Nobody knows quite what Grayson was but he raided the dress up box and came out wearing a Safari hat from a friend's long ago birthday party party, Colin's old Venom costume from 3 years ago, and a bumble bee vest from Halloween 2004, he seemed pleased with his costume so I guess that's all that matters.

As for Dave and I we also raided the kid's dress up box and came out with two gorilla masks. We apparently have been watching way too much Dancing With the Stars becuase we thought we were being clever by dressing as Bristol Palin and her dance partner Mark Ballas a couple weeks ago when they did the jive to "Hey Hey We're the Monkees" while wearing gorilla suits.

One problem I am now pretty sure we are the only people in Malawi that actually watch Dancing With the Stars. By the end on the night I was getting tired of explaining out costumes. If you have to explain your costume it's a fail.

Our costumes may have been a fail but the embassy party was a success. There were games, costume contests, food and of course trick-or-treating. The kids came home with a bag of candy and big smiles.

Saturday was the International Women's Association of Malawi Bazaar which in no way had anything to do with Halloween but was a lot of fun. We gave each of the kids some money and let them shop around for some treasures. Alonzo came back with a huge plant with a flower taller than himself, Colin came back with a carved wooden letter opener shaped like a dagger and a couple of wooden elephants, and Grayson and Dakota came back with a pile of rocks and crystals from the gemology booth. David and I just bought some food and drinks.
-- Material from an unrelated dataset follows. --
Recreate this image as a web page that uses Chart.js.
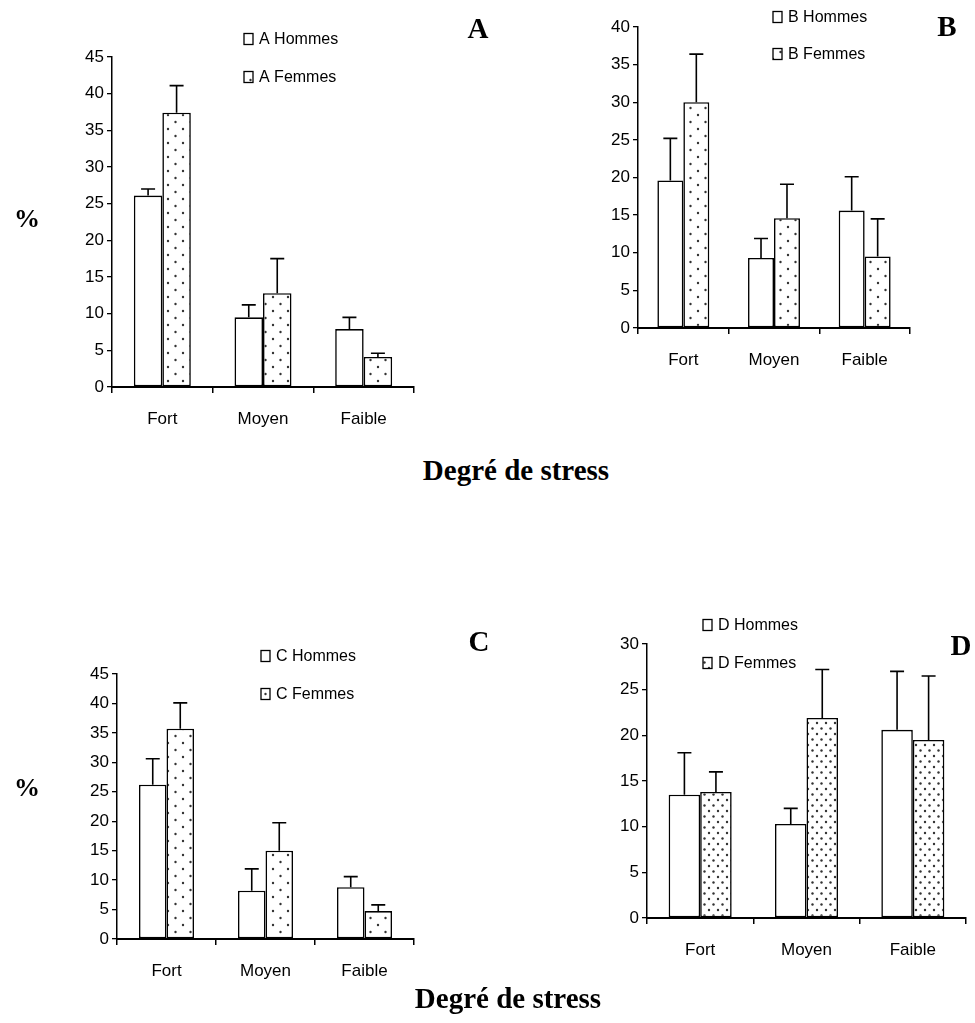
<!DOCTYPE html>
<html>
<head>
<meta charset="utf-8">
<script src="https://cdn.jsdelivr.net/npm/chart.js@4.4.0/dist/chart.umd.min.js"></script>
<style>
  body { margin: 0; background: #fff; }
  #wrap { position: relative; width: 975px; height: 1023px; overflow: hidden; }
  canvas { position: absolute; }
  .lbl { position: absolute; font-family: 'Liberation Serif', 'Times New Roman', serif; font-weight: bold; color: #000; transform: translate(-50%, -50%); white-space: nowrap; }
</style>
</head>
<body>
<div id="wrap">
  <canvas id="cA" width="500" height="440" style="left:0;top:0"></canvas>
  <canvas id="cB" width="475" height="380" style="left:500px;top:0"></canvas>
  <canvas id="cC" width="500" height="420" style="left:0;top:600px"></canvas>
  <canvas id="cD" width="475" height="420" style="left:500px;top:600px"></canvas>

  <div class="lbl" style="left:478px;top:28px;font-size:29px">A</div>
  <div class="lbl" style="left:947px;top:26px;font-size:29px">B</div>
  <div class="lbl" style="left:479px;top:641px;font-size:29px">C</div>
  <div class="lbl" style="left:961px;top:645px;font-size:29px">D</div>

  <div class="lbl" style="left:27px;top:219px;font-size:26px">%</div>
  <div class="lbl" style="left:27px;top:788px;font-size:26px">%</div>

  <div class="lbl" style="left:516px;top:470px;font-size:29px">Degré de stress</div>
  <div class="lbl" style="left:508px;top:998px;font-size:29px">Degré de stress</div>
</div>
<script>
'use strict' ;

const categories = ['Fort', 'Moyen', 'Faible'] ;

// A
const hommesA = [26.1, 9.5, 7.9] ;
const hommesAErr = [0.9, 1.7, 1.6] ;
const femmesA = [37.4, 12.8, 4.1] ;
const femmesAErr = [3.7, 4.7, 0.5] ;

// B
const hommesB = [19.6, 9.3, 15.6] ;
const hommesBErr = [5.6, 2.6, 4.5] ;
const femmesB = [30.0, 14.6, 9.5] ;
const femmesBErr = [6.4, 4.5, 5.0] ;

// C
const hommesC = [26.2, 8.2, 8.8] ;
const hommesCErr = [4.4, 3.7, 1.8] ;
const femmesC = [35.7, 15.0, 4.75] ;
const femmesCErr = [4.4, 4.75, 1.05] ;

// D
const hommesD = [13.5, 10.3, 20.6] ;
const hommesDErr = [4.6, 1.7, 6.4] ;
const femmesD = [13.8, 21.9, 19.5] ;
const femmesDErr = [2.2, 5.3, 7.0] ;

// y axis ranges
const yMaxA = 45, yMaxB = 40, yMaxC = 45, yMaxD = 30 ;
const yStep = 5 ;

const tickFont = { family: "'Liberation Sans', Arial, sans-serif", size: 17 } ;
const catFont = { family: "'Liberation Sans Narrow', 'Arial Narrow', 'Liberation Sans', sans-serif", size: 17 } ;
const legFont = "16px 'Liberation Sans Narrow', 'Arial Narrow', 'Liberation Sans', sans-serif" ;

function dots (w, h, pts, r, col)
{
  let c = document.createElement('canvas') ;
  c.width = w ; c.height = h ;
  let g = c.getContext('2d') ;
  g.fillStyle = '#fff' ;
  g.fillRect(0, 0, w, h) ;
  g.fillStyle = col ;
  for (let i = 0 ; i < pts.length ; i++) {
    g.beginPath() ;
    g.arc(pts[i][0], pts[i][1], r, 0, Math.PI * 2) ;
    g.fill() ;
  }
  return g.createPattern(c, 'repeat') ;
}

const sparse = dots(15, 14, [[3, 3], [10.5, 10]], 1.2, '#333') ;
const dense = dots(9, 11, [[2, 2], [6.5, 7.5]], 1.2, '#333') ;

// error bars, only upward, with a cap
const errPlugin = {
  id: 'errBars',
  afterDatasetsDraw (chart)
  {
    const ctx = chart.ctx ;
    const ys = chart.scales.y ;
    ctx.save() ;
    ctx.strokeStyle = '#000' ;
    ctx.lineWidth = 1.6 ;
    chart.data.datasets.forEach((ds, i) => {
      const meta = chart.getDatasetMeta(i) ;
      meta.data.forEach((bar, j) => {
        const top = ys.getPixelForValue(ds.data[j] + ds.errors[j]) ;
        ctx.beginPath() ;
        ctx.moveTo(bar.x, bar.y) ;
        ctx.lineTo(bar.x, top) ;
        ctx.moveTo(bar.x - 7, top) ;
        ctx.lineTo(bar.x + 7, top) ;
        ctx.stroke() ;
      }) ;
    }) ;
    ctx.restore() ;
  }
} ;

// legend drawn as two rows at a given place
const legPlugin = {
  id: 'sideLegend',
  afterDraw (chart, args, opts)
  {
    const ctx = chart.ctx ;
    ctx.save() ;
    ctx.font = legFont ;
    ctx.textBaseline = 'middle' ;
    chart.data.datasets.forEach((ds, i) => {
      const cy = opts.y + i * opts.gap ;
      ctx.fillStyle = ds.backgroundColor ;
      ctx.fillRect(opts.x, cy - 5.5, 9, 11) ;
      ctx.strokeStyle = '#000' ;
      ctx.lineWidth = 1.3 ;
      ctx.strokeRect(opts.x, cy - 5.5, 9, 11) ;
      ctx.fillStyle = '#000' ;
      ctx.fillText(ds.label, opts.x + 15, cy + 1) ;
    }) ;
    ctx.restore() ;
  }
} ;

function makeChart (id, letter, hom, homErr, fem, femErr, yMax, pat, box)
{
  const ctx = document.getElementById(id).getContext('2d') ;
  return new Chart(ctx, {
    type: 'bar',
    data: {
      labels: categories,
      datasets: [
        {
          label: letter + ' Hommes',
          data: hom,
          errors: homErr,
          backgroundColor: '#fff',
          borderColor: '#000',
          borderWidth: 1.6,
          borderSkipped: false
        },
        {
          label: letter + ' Femmes',
          data: fem,
          errors: femErr,
          backgroundColor: pat,
          borderColor: '#000',
          borderWidth: 1.6,
          borderSkipped: false
        }
      ]
    },
    options: {
      responsive: false,
      animation: false,
      devicePixelRatio: 1,
      layout: { padding: { top: box.top, right: box.right, left: 0, bottom: 0 } },
      datasets: { bar: { barPercentage: 1, categoryPercentage: box.cat } },
      plugins: {
        legend: { display: false },
        tooltip: { enabled: false },
        sideLegend: box.leg
      },
      scales: {
        x: {
          grid: { drawOnChartArea: false, drawTicks: true, tickLength: 6, color: '#000', lineWidth: 1.5, offset: true },
          border: { display: true, color: '#000', width: 2 },
          ticks: { color: '#000', font: catFont, padding: 16 },
          afterFit (s) { s.height = box.xh ; }
        },
        y: {
          min: 0,
          max: yMax,
          ticks: { stepSize: yStep, color: '#000', font: tickFont, padding: 3 },
          grid: { drawOnChartArea: false, drawTicks: true, tickLength: 5, color: '#000', lineWidth: 1.3 },
          border: { display: true, color: '#000', width: 1.5 },
          afterFit (s) { s.width = box.yw ; }
        }
      }
    },
    plugins: [errPlugin, legPlugin]
  }) ;
}

makeChart('cA', 'A', hommesA, hommesAErr, femmesA, femmesAErr, yMaxA, sparse,
  { top: 57, right: 86, yw: 112, xh: 53, cat: 0.566, leg: { x: 244, y: 39, gap: 38 } }) ;
makeChart('cB', 'B', hommesB, hommesBErr, femmesB, femmesBErr, yMaxB, sparse,
  { top: 27, right: 65, yw: 138, xh: 52, cat: 0.573, leg: { x: 273, y: 17, gap: 37 } }) ;
makeChart('cC', 'C', hommesC, hommesCErr, femmesC, femmesCErr, yMaxC, sparse,
  { top: 74, right: 86, yw: 117, xh: 81, cat: 0.556, leg: { x: 261, y: 56, gap: 38 } }) ;
makeChart('cD', 'D', hommesD, hommesDErr, femmesD, femmesDErr, yMaxD, dense,
  { top: 44, right: 9, yw: 147, xh: 102, cat: 0.593, leg: { x: 203, y: 25, gap: 38 } }) ;
</script>
</body>
</html>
Sunday, that would be Halloween Day, the only thing we did to celebrate was to make homemade caramel apples and watched Halloweentown. Somehow that was on the only Halloween movie we watched this year, we didn't even watch the Great Pumpkin. Next year I will get my act together and carve some jack-o-lanterns, put up some decorations, order costumes and candy and watch all the movies. Next up Thanksgiving. I better get my act together, I wonder if you can buy a turkey in Malawi?